A memorial service for Dean’s Distinguished Research Scholar and Professor of Law Donna E. Arzt is planned for Friday, March 27, at 1 p.m. in Hendricks Chapel. The services will be followed by a 2 p.m. ceremonial event at the H. Douglas Barclay Law Library with a collection from Arzt’s personal library. A reception will follow in the Heritage Alumni Lounge.

Arzt died on Nov. 15, 2008, after a long illness. She had been a professor in the Syracuse University College of Law since September 1988.

At the College of Law, she served as director of the Center for Global Law and Practice and founded and directed the Lockerbie Trial ~ Families Project, which informed the families of the 270 victims of the Pan Am Flight 103 bombing about developments in the Lockerbie criminal trial as the trial took place in a Scottish courtroom in the Netherlands.
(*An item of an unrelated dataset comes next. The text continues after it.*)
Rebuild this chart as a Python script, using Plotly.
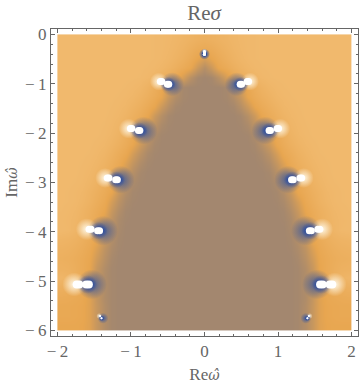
import plotly.graph_objects as go

# half of the density plot, x = 0..2 step 0.1, mirrored for x < 0
x_half = [0.0, 0.1, 0.2, 0.3, 0.4, 0.5, 0.6, 0.7, 0.8, 0.9, 1.0, 1.1, 1.2, 1.3, 1.4, 1.5, 1.6, 1.7, 1.8, 1.9, 2.0]
y_rows = [0.0, -0.2, -0.4, -0.6, -0.8, -1.0, -1.2, -1.4, -1.6, -1.8, -2.0, -2.2, -2.4, -2.6, -2.8, -3.0,
          -3.2, -3.4, -3.6, -3.8, -4.0, -4.2, -4.4, -4.6, -4.8, -5.0, -5.2, -5.4, -5.6, -5.8, -6.0]
# 0 = tan inside, 50 = orange ridge, 100 = light orange outside
z_half = [
    [72, 74, 78, 82, 86, 89, 91, 92, 93, 93, 93, 93, 93, 93, 93, 93, 93, 93, 93, 93, 93],
    [60, 64, 71, 78, 84, 88, 91, 92, 93, 93, 93, 93, 93, 93, 93, 93, 93, 93, 93, 93, 93],
    [38, 50, 62, 72, 80, 86, 90, 92, 93, 93, 93, 93, 93, 93, 93, 93, 93, 93, 93, 93, 93],
    [14, 30, 52, 62, 72, 80, 86, 90, 92, 93, 93, 93, 93, 93, 93, 93, 93, 93, 93, 93, 93],
    [0, 3, 16, 36, 56, 66, 76, 84, 89, 92, 93, 93, 93, 93, 93, 93, 93, 93, 93, 93, 93],
    [0, 0, 0, 2, 11, 30, 54, 68, 78, 86, 90, 92, 93, 93, 93, 93, 93, 93, 93, 93, 93],
    [0, 0, 0, 2, 11, 26, 50, 62, 72, 80, 87, 90, 92, 93, 93, 93, 93, 93, 93, 93, 93],
    [0, 0, 0, 0, 3, 14, 30, 50, 62, 72, 80, 87, 90, 92, 93, 93, 93, 93, 93, 93, 93],
    [0, 0, 0, 0, 0, 3, 14, 30, 52, 64, 74, 82, 88, 91, 93, 93, 93, 93, 93, 93, 93],
    [0, 0, 0, 0, 0, 1, 6, 18, 36, 56, 66, 76, 84, 89, 92, 93, 93, 93, 93, 93, 93],
    [0, 0, 0, 0, 0, 0, 1, 7, 20, 40, 58, 70, 80, 87, 91, 93, 93, 93, 93, 93, 93],
    [0, 0, 0, 0, 0, 0, 0, 3, 14, 30, 52, 64, 74, 82, 88, 91, 93, 93, 93, 93, 93],
    [0, 0, 0, 0, 0, 0, 0, 1, 6, 18, 36, 56, 66, 76, 84, 89, 92, 93, 93, 93, 93],
    [0, 0, 0, 0, 0, 0, 0, 0, 2, 9, 24, 42, 59, 70, 79, 86, 90, 92, 93, 93, 93],
    [0, 0, 0, 0, 0, 0, 0, 0, 0, 3, 14, 30, 52, 64, 74, 82, 88, 91, 93, 93, 93],
    [0, 0, 0, 0, 0, 0, 0, 0, 0, 1, 6, 18, 36, 56, 68, 78, 85, 90, 92, 93, 93],
    [0, 0, 0, 0, 0, 0, 0, 0, 0, 0, 2, 11, 26, 50, 62, 72, 80, 87, 90, 92, 93],
    [0, 0, 0, 0, 0, 0, 0, 0, 0, 0, 1, 6, 18, 36, 57, 68, 78, 85, 90, 92, 93],
    [0, 0, 0, 0, 0, 0, 0, 0, 0, 0, 0, 2, 11, 26, 50, 62, 72, 80, 87, 90, 92],
    [0, 0, 0, 0, 0, 0, 0, 0, 0, 0, 0, 1, 6, 19, 40, 58, 70, 78, 85, 89, 91],
    [0, 0, 0, 0, 0, 0, 0, 0, 0, 0, 0, 0, 4, 16, 33, 54, 66, 76, 84, 90, 92],
    [0, 0, 0, 0, 0, 0, 0, 0, 0, 0, 0, 0, 2, 11, 26, 50, 62, 70, 76, 80, 82],
    [0, 0, 0, 0, 0, 0, 0, 0, 0, 0, 0, 0, 1, 7, 20, 40, 56, 64, 70, 74, 76],
    [0, 0, 0, 0, 0, 0, 0, 0, 0, 0, 0, 0, 0, 4, 16, 33, 52, 60, 66, 70, 72],
    [0, 0, 0, 0, 0, 0, 0, 0, 0, 0, 0, 0, 0, 2, 11, 26, 50, 60, 68, 74, 76],
    [0, 0, 0, 0, 0, 0, 0, 0, 0, 0, 0, 0, 0, 2, 9, 24, 44, 60, 72, 82, 86],
    [0, 0, 0, 0, 0, 0, 0, 0, 0, 0, 0, 0, 0, 2, 9, 24, 44, 58, 64, 70, 72],
    [0, 0, 0, 0, 0, 0, 0, 0, 0, 0, 0, 0, 0, 2, 9, 24, 44, 54, 58, 60, 62],
    [0, 0, 0, 0, 0, 0, 0, 0, 0, 0, 0, 0, 0, 2, 11, 26, 44, 52, 54, 56, 56],
    [0, 0, 0, 0, 0, 0, 0, 0, 0, 0, 0, 0, 0, 2, 11, 26, 44, 52, 54, 56, 56],
    [0, 0, 0, 0, 0, 0, 0, 0, 0, 0, 0, 0, 0, 2, 11, 26, 44, 50, 52, 52, 52],
]

# poles on the right half (mirrored): blue inner ones and white outer ones
inner_x = [0.0, 0.495, 0.888, 1.196, 1.44, 1.59, 1.40]
inner_y = [-0.40, -1.01, -1.95, -2.945, -3.98, -5.07, -5.755]
outer_x = [0.0, 0.59, 0.997, 1.31, 1.555, 1.72, 1.42]
outer_y = [-0.35, -0.957, -1.91, -2.91, -3.95, -5.07, -5.71]
# white blobs are wider than tall: two overlapping dots, blob_dx either side of the pole
blob_size = [3, 7, 7, 7, 7, 8, 2]
blob_dx = [0.0, 0.01, 0.01, 0.012, 0.014, 0.018, 0.0]
# centres of the halos sit a little inward / outward of the poles
halo_x = [0.0, 0.44, 0.83, 1.14, 1.38, 1.53, 1.38]
halo_size = [11, 24, 28, 28, 30, 30, 11]
core_size = [6, 15, 17, 17, 18, 19, 6]
glow_x = [0.0, 0.62, 1.03, 1.35, 1.60, 1.77, 1.43]
glow_size = [6, 18, 20, 20, 22, 24, 6]

x_ticks = [-2, -1, 0, 1, 2]
y_ticks = [0, -1, -2, -3, -4, -5, -6]
grey = '#666666'
serif = 'Liberation Serif'
omega_hat = '<span style="font-family:DejaVu Serif;font-style:italic;font-size:14px">\u03c9\u0302</span>'


def label(v):
    return str(v) if v >= 0 else '\u2212\u2009' + str(-v)


def both_sides(vals):
    return list(vals) + [-v for v in vals]


# heatmap cells reach half a step past their centres, so pull the centres in to stop at x=+-2, y=0, y=-6
x_full = [-v * 40 / 41 for v in x_half[:0:-1]] + [v * 40 / 41 for v in x_half]
y_full = [-3 + (v + 3) * 30 / 31 for v in y_rows]
z_full = [row[:0:-1] + row for row in z_half]

# each pole gives two white dots, on both sides of x=0
poles_x = inner_x + outer_x
poles_y = inner_y + outer_y
dots_dx = blob_dx + blob_dx
dots_x = [p - d for p, d in zip(poles_x, dots_dx)] + [p + d for p, d in zip(poles_x, dots_dx)]
dots_y = poles_y * 2
dots_size = (blob_size + blob_size) * 2

fig = go.Figure()
fig.add_trace(go.Heatmap(
    x=x_full, y=y_full, z=z_full,
    zmin=0, zmax=100, zsmooth='best', showscale=False, hoverinfo='skip',
    colorscale=[[0, '#A3876F'], [0.5, '#E8A650'], [1, '#F2BC72']],
))
# white glow round the outer poles
fig.add_trace(go.Scatter(
    x=both_sides(glow_x), y=outer_y * 2, mode='markers', showlegend=False,
    marker=dict(size=glow_size * 2, color='rgba(255,248,230,0)', line_width=0, opacity=1,
                gradient=dict(type='radial', color='rgba(255,248,230,1)')),
))
# blue halo round the inner poles
fig.add_trace(go.Scatter(
    x=both_sides(halo_x), y=inner_y * 2, mode='markers', showlegend=False,
    marker=dict(size=halo_size * 2, color='rgba(40,80,165,0)', line_width=0, opacity=1,
                gradient=dict(type='radial', color='rgba(40,80,165,0.85)')),
))
fig.add_trace(go.Scatter(
    x=both_sides(inner_x), y=inner_y * 2, mode='markers', showlegend=False,
    marker=dict(size=core_size * 2, color='rgba(25,65,165,0)', line_width=0, opacity=1,
                gradient=dict(type='radial', color='rgba(25,65,165,1)')),
))
fig.add_trace(go.Scatter(
    x=both_sides(dots_x), y=dots_y * 2, mode='markers', showlegend=False,
    marker=dict(size=dots_size * 2, color='white', line_width=0, opacity=1),
))

axis_style = dict(
    showgrid=False, zeroline=False, showline=True, linecolor=grey, linewidth=1, mirror='ticks',
    ticks='inside', ticklen=4, tickcolor=grey, tickwidth=1,
    tickfont=dict(family=serif, size=17, color=grey),
)
fig.update_xaxes(
    range=[-2.087, 2.088], tickvals=x_ticks, ticktext=[label(v) for v in x_ticks],
    minor=dict(dtick=0.2, ticks='inside', ticklen=2, tickcolor=grey, tickwidth=1, showgrid=False),
    title=dict(text='Re' + omega_hat, font=dict(family=serif, size=17, color=grey), standoff=7),
    **axis_style,
)
fig.update_yaxes(
    range=[-6.115, 0.11], tickvals=y_ticks, ticktext=[label(v) for v in y_ticks],
    minor=dict(dtick=0.2, ticks='inside', ticklen=2, tickcolor=grey, tickwidth=1, showgrid=False),
    title=dict(text='Im' + omega_hat, font=dict(family=serif, size=17, color=grey), standoff=3),
    **axis_style,
)
fig.update_layout(
    width=360, height=386, margin=dict(l=51, r=2, t=29, b=50, autoexpand=False),
    paper_bgcolor='white', plot_bgcolor='white', showlegend=False,
    title=dict(text='Re<i>\u03c3</i>', font=dict(family=serif, size=21, color=grey),
               x=204 / 360, xanchor='center', y=1 - 13 / 386, yanchor='middle'),
)
fig.write_html("out.html", config=dict(displayModeBar=False),
               post_script="document.body.style.margin='0';")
She also founded and directed the Sierra Leone Project, in which faculty and students assisted the Office of the Prosecutor of the Special Court for Sierra Leone, which was established by the United Nations and the country’s government at the end of the decade-long Sierra Leone civil war. She was named to the inaugural Bond, Schoeneck & King Distinguished Professorship at the College of Law in 2002.

Before coming to Syracuse, Arzt practiced public interest law in Boston and was an assistant attorney general for the state of Massachusetts in civil rights and regulation of charitable solicitation. She published numerous articles on human rights in the Soviet Union and the Middle East and served as a consultant to the Association for Civil Rights in Israel, Human Rights Watch, and the U.N. Special Rapporteur on population transfer.

She received the Michael J. Tryson Memorial Award for Excellence and Leadership in the field of human rights law. Her book “Refugees into Citizens: Palestinians and the End of the Arab-Israeli Conflict” was published by the Council on Foreign Relations in 1997.

Arzt earned a B.A. degree at Brandeis University, a J.D. degree at Harvard University and an LL.M. degree at Columbia University.

Contributions in her memory may be made to New Israel Fund, 1101 14th St. NW, Sixth Floor, Washington, D.C. 20005, or to a charity or reputable human rights organizations of the donor’s choice.